Edit: I originally took this post down, and am now restoring it. I still haven’t decided if this is a permanent change or not. I might create a planet just for ex-developers, or reintegrate them somehow. I dunno. Comments and suggestions are welcome.

mplayer + dvdnav svn ebuilds

Thursday, May 1st, 2008

There has been some recent activity again on the libdvdnav front, and so I’ve been playing around with it again.  I finally created an SVN ebuild for MPlayer which I can use myself instead of just manually updating and reconfiguring the repo myself.

Generally speaking, I don’t like the idea of ebuilds that hit upstream’s SVN servers directly, so please be kind and don’t do anything asinine like upgrade every single day or something.
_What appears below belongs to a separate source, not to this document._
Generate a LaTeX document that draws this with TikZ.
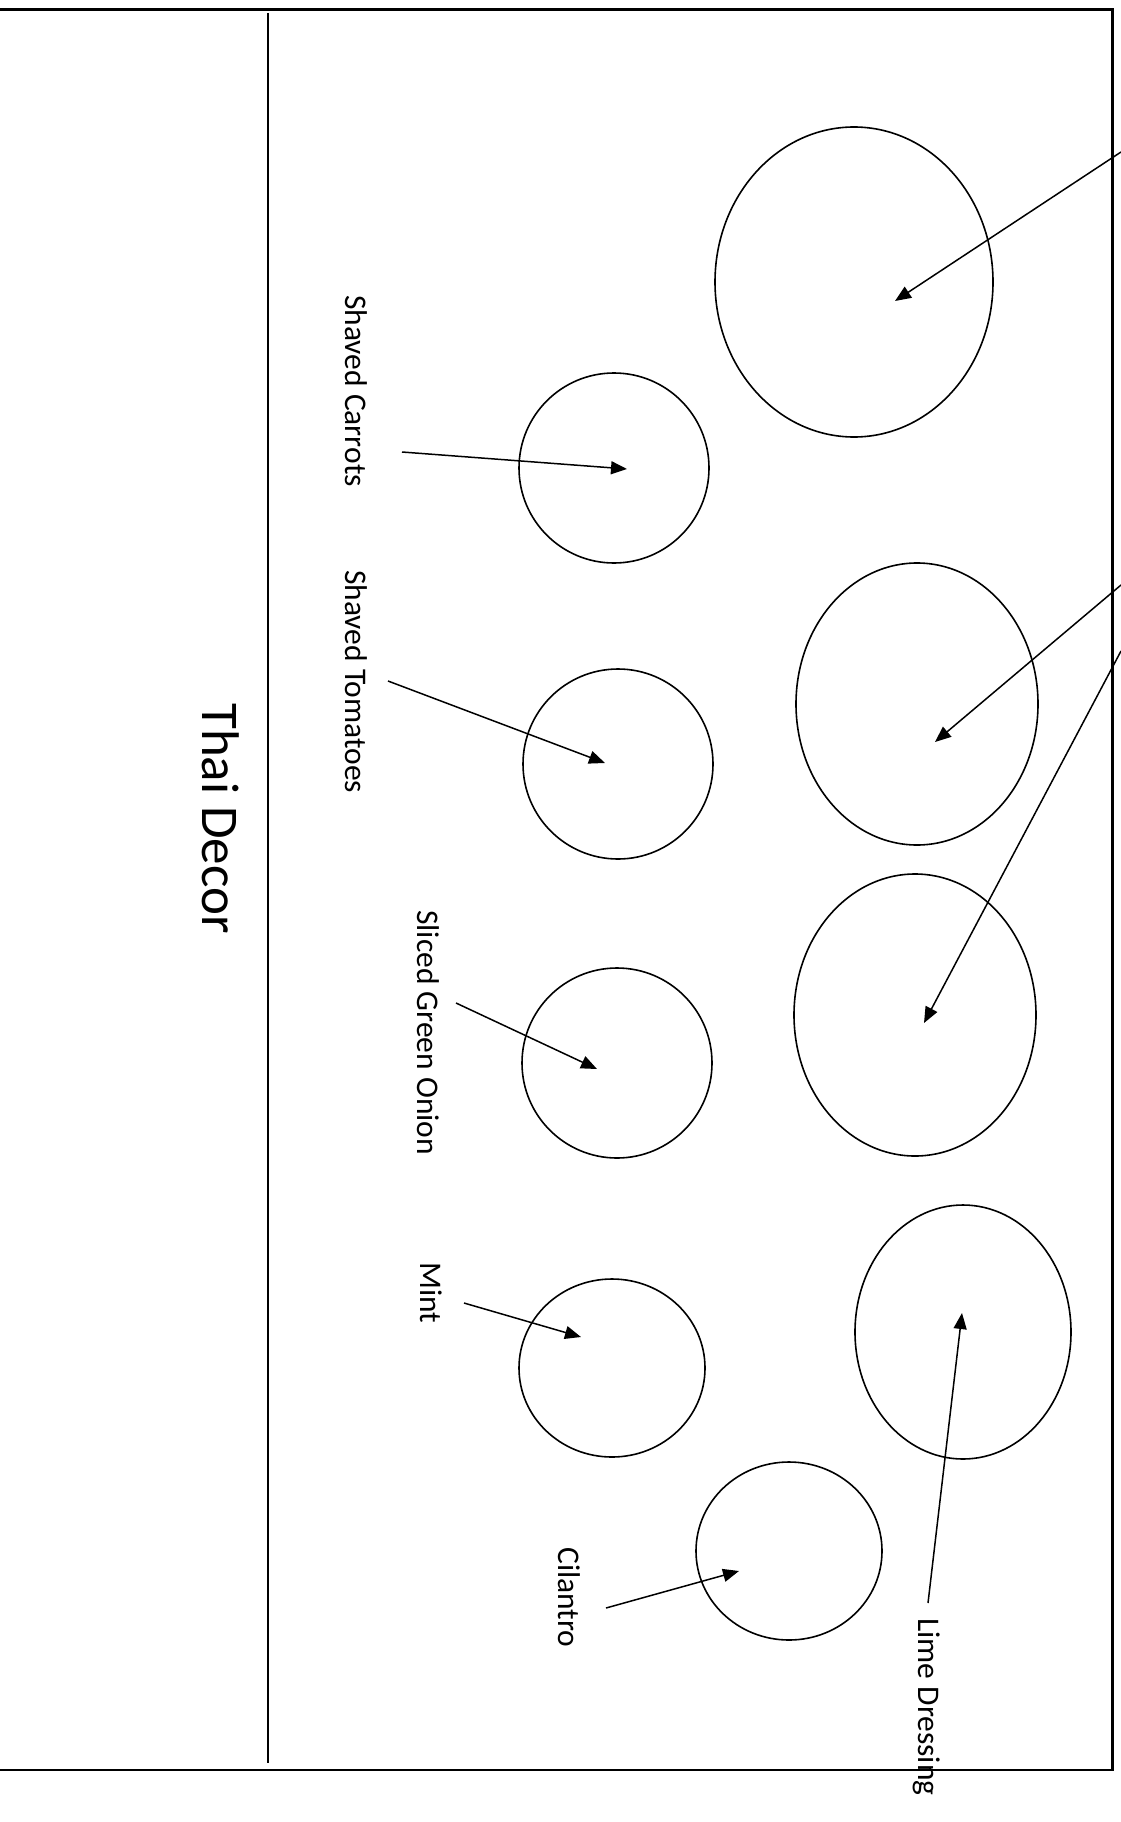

So now I have live subversion ebuilds for both libdvdnav and mplayer.  This is the important thing to know about the libdvdnav ebuild: it has some changes to libdvdread so you will have to unmerge the one that is already uninstalled.  On top of that, since it is a new API version, everything you previously compiled against libdvdread (k3b, etc.) will have to be re-emerged … and even then, there are zero guarantees that it will work at all.

In short, these ebuilds are only designed for a select few: those people who are using mplayer exclusively and want to have dvdnav support at the risk of breaking anything else that needs DVD access.  Obviously, that scenario fits for someone with a media frontend, but doesn’t make sense for general desktop usage.

Also worth noting is that these are the only two ebuilds that will work together.  Previously, the mplayer in the tree would have detected and worked with the libdvdnav ebuild, but that’s not the case anymore.  It’s these two in the overlay, or the mplayer in the tree.  Pick one set and choose.

If you have problems with the ebuilds, let me know.  I’m still not an expert at layman so I can’t go about giving you instructions on how to install this stuff directly.  Have fun, though.

Oh, and last but not least — I tested them, and it works for me. :)  Just emerge libdvdread first, then mplayer.